-- START Source material --
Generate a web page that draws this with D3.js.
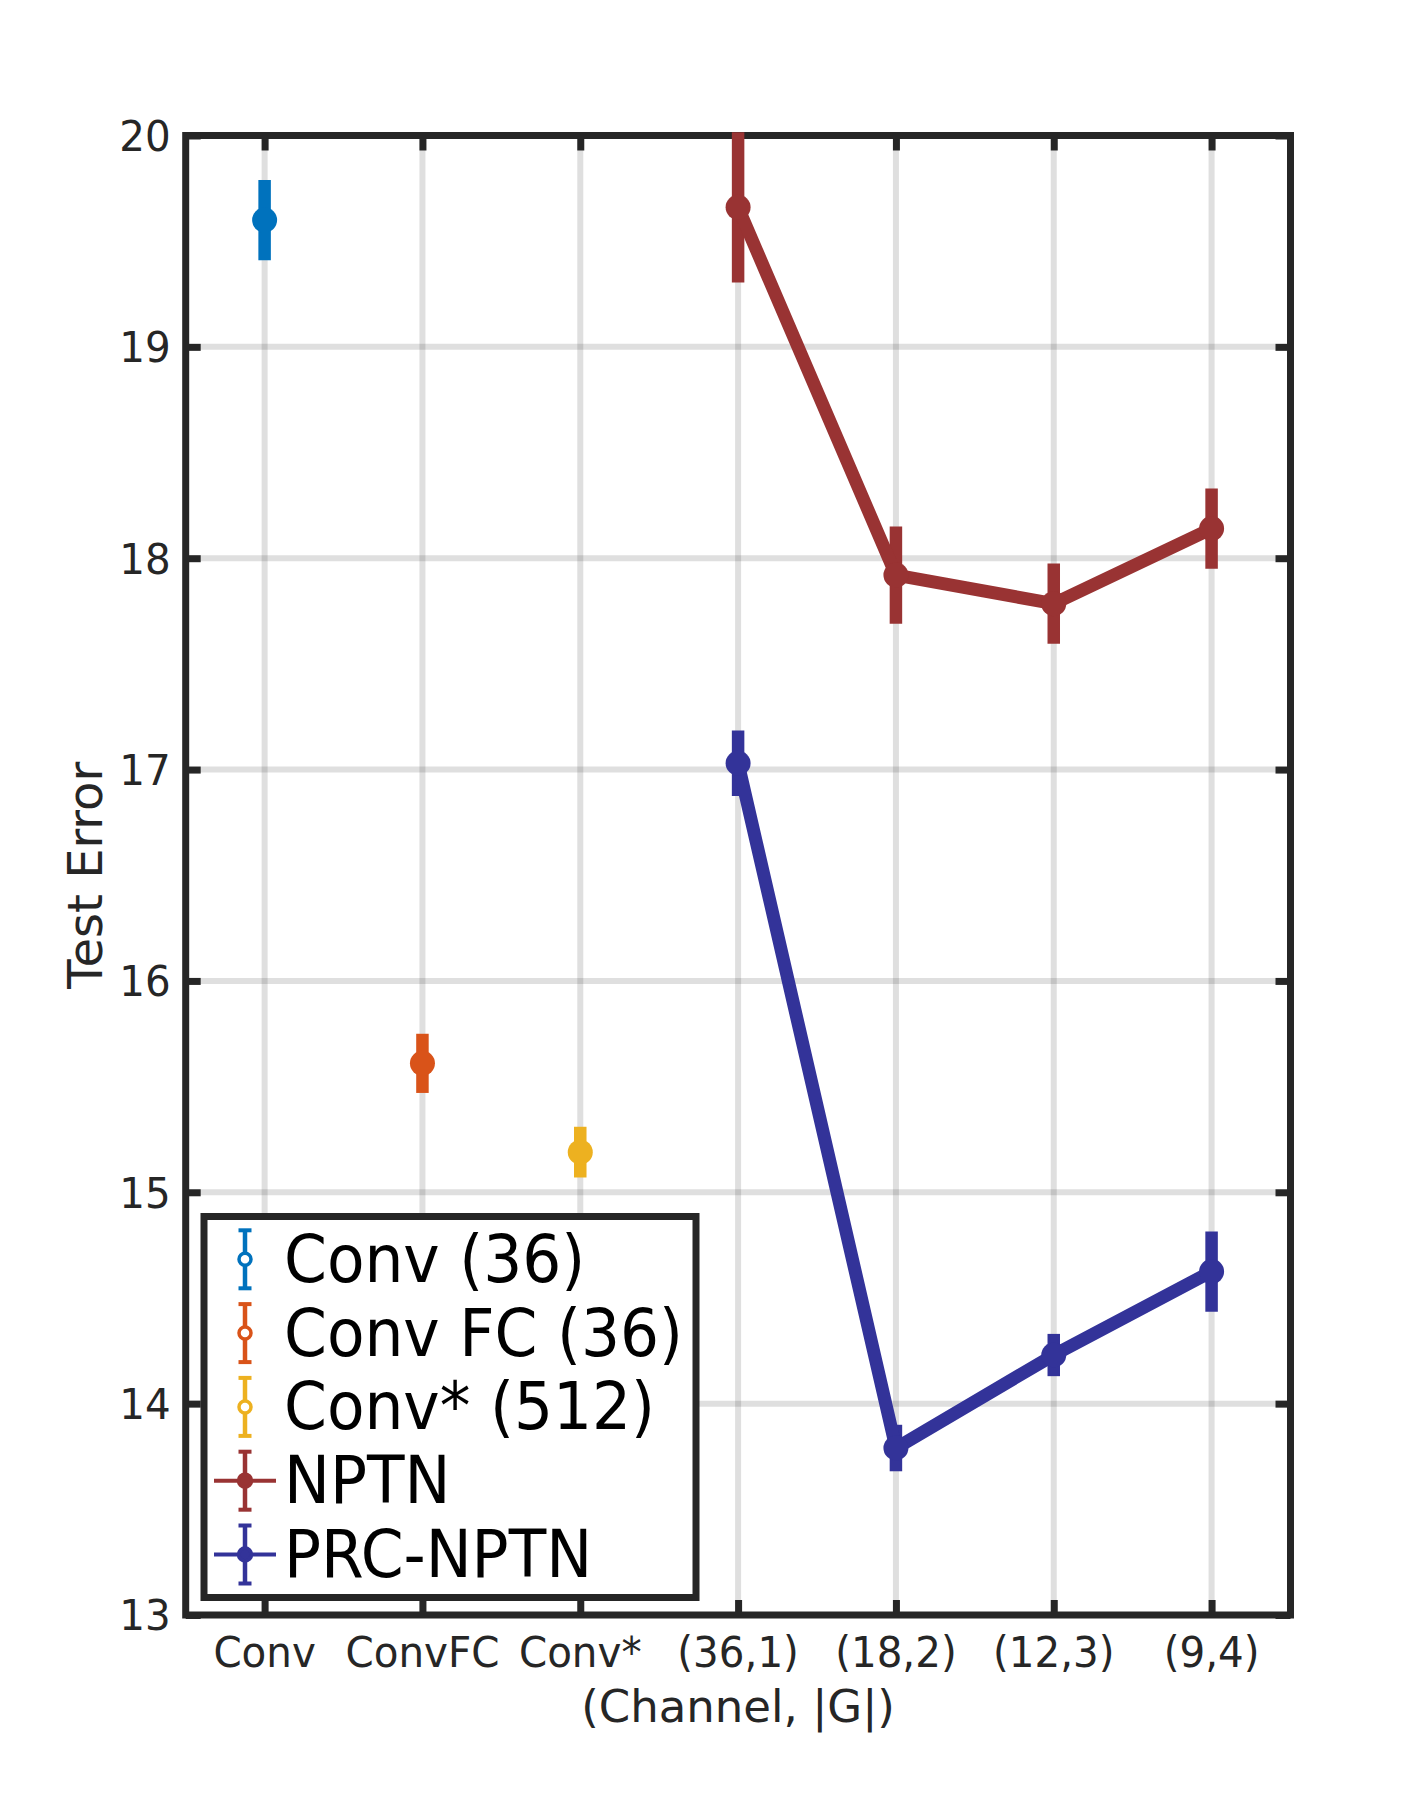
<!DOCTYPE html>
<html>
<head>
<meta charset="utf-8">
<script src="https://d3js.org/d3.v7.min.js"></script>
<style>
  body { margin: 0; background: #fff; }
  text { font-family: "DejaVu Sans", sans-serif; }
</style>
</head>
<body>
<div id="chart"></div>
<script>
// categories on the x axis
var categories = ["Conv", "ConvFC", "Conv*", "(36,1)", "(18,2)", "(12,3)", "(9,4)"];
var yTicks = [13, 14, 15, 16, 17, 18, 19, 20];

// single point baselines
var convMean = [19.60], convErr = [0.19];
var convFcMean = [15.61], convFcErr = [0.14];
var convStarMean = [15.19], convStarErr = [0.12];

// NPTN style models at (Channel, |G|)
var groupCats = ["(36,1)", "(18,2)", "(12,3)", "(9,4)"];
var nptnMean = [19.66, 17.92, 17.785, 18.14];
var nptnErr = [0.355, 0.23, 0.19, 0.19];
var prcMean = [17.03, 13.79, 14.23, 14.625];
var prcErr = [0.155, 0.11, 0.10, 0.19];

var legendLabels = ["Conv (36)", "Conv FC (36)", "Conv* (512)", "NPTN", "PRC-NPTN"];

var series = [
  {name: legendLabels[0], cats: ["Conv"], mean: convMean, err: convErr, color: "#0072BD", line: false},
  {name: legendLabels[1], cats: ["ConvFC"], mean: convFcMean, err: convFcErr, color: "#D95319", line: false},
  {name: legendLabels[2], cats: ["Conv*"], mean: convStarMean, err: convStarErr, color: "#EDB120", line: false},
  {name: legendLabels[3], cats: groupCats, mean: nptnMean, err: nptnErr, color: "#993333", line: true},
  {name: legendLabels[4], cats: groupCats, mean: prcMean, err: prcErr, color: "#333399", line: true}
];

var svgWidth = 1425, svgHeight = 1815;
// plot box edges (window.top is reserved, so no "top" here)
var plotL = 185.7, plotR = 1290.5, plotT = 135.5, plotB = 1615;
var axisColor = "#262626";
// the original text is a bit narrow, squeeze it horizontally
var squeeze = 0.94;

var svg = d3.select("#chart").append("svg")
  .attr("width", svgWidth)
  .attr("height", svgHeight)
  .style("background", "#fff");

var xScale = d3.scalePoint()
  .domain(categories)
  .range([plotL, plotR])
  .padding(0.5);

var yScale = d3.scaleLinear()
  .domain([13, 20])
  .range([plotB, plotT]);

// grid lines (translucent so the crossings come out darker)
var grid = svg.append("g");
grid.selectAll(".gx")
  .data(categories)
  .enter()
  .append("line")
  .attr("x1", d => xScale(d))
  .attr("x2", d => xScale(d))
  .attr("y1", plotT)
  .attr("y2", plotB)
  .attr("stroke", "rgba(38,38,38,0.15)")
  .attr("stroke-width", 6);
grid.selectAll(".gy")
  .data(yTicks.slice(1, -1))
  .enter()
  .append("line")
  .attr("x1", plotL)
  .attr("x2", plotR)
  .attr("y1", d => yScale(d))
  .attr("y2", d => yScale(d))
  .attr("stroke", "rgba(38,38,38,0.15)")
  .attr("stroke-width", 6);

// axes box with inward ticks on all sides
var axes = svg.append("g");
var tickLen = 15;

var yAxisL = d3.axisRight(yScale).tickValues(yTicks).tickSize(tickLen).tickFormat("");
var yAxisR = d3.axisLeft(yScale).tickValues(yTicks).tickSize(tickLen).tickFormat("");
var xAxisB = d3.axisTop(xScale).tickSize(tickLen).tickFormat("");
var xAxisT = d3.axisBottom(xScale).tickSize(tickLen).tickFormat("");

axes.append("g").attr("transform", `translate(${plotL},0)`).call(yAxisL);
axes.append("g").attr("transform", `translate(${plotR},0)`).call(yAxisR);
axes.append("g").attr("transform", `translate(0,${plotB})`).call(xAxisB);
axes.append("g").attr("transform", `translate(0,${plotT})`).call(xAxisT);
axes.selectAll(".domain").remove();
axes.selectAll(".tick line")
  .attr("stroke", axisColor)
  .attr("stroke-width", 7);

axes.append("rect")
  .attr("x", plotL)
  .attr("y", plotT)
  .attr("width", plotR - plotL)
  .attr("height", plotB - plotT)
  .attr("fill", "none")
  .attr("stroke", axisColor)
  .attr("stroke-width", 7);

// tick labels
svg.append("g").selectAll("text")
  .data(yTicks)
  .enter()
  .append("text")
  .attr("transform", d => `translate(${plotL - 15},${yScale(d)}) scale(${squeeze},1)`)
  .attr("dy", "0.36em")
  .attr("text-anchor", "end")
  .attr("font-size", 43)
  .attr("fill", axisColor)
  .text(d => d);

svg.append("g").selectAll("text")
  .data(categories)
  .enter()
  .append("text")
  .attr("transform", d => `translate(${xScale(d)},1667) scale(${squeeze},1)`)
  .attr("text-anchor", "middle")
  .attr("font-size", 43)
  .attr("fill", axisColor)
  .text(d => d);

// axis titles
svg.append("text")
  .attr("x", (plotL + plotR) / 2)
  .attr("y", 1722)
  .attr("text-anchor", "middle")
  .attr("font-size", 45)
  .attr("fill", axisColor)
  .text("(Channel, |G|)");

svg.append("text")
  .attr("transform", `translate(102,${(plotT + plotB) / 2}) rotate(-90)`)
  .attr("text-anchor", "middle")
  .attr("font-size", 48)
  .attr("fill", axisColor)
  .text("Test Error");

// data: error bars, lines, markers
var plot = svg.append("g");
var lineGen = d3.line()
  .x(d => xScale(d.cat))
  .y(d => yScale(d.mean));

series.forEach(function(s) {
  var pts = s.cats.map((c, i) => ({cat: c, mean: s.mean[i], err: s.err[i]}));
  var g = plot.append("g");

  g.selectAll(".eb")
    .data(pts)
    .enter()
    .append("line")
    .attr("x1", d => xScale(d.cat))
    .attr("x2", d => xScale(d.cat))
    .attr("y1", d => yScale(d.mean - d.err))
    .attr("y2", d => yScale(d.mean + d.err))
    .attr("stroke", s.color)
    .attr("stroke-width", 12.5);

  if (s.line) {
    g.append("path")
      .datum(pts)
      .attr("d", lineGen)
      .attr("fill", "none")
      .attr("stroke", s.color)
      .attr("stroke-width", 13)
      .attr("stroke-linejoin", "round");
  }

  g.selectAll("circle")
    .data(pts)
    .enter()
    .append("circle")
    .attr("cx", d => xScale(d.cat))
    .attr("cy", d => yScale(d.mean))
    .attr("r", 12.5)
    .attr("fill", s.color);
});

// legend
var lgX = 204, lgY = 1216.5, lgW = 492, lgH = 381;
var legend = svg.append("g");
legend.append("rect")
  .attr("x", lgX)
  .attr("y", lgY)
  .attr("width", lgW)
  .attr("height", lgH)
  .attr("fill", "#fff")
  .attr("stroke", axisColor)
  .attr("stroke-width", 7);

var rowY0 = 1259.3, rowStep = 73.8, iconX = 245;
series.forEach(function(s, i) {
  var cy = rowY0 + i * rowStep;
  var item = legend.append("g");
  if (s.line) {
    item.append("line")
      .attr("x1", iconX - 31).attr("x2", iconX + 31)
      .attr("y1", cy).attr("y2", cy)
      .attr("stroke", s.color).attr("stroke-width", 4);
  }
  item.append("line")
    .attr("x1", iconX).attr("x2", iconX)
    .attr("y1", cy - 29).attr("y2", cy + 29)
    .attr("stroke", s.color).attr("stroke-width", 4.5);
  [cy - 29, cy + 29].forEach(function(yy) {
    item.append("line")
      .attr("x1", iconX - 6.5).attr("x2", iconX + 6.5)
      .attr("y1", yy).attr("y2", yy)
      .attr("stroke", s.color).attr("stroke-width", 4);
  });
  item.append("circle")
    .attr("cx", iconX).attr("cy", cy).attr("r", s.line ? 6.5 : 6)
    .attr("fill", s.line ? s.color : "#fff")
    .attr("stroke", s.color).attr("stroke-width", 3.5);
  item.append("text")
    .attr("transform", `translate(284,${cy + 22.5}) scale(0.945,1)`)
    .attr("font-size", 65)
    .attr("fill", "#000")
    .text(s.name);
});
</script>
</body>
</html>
-- END Source material --
● **Task statement**:
Filter the data for the string "with" and copy every line that has it.

● **Output of the task**:
Generate a web page that draws this with D3.js.
// axes box with inward ticks on all sides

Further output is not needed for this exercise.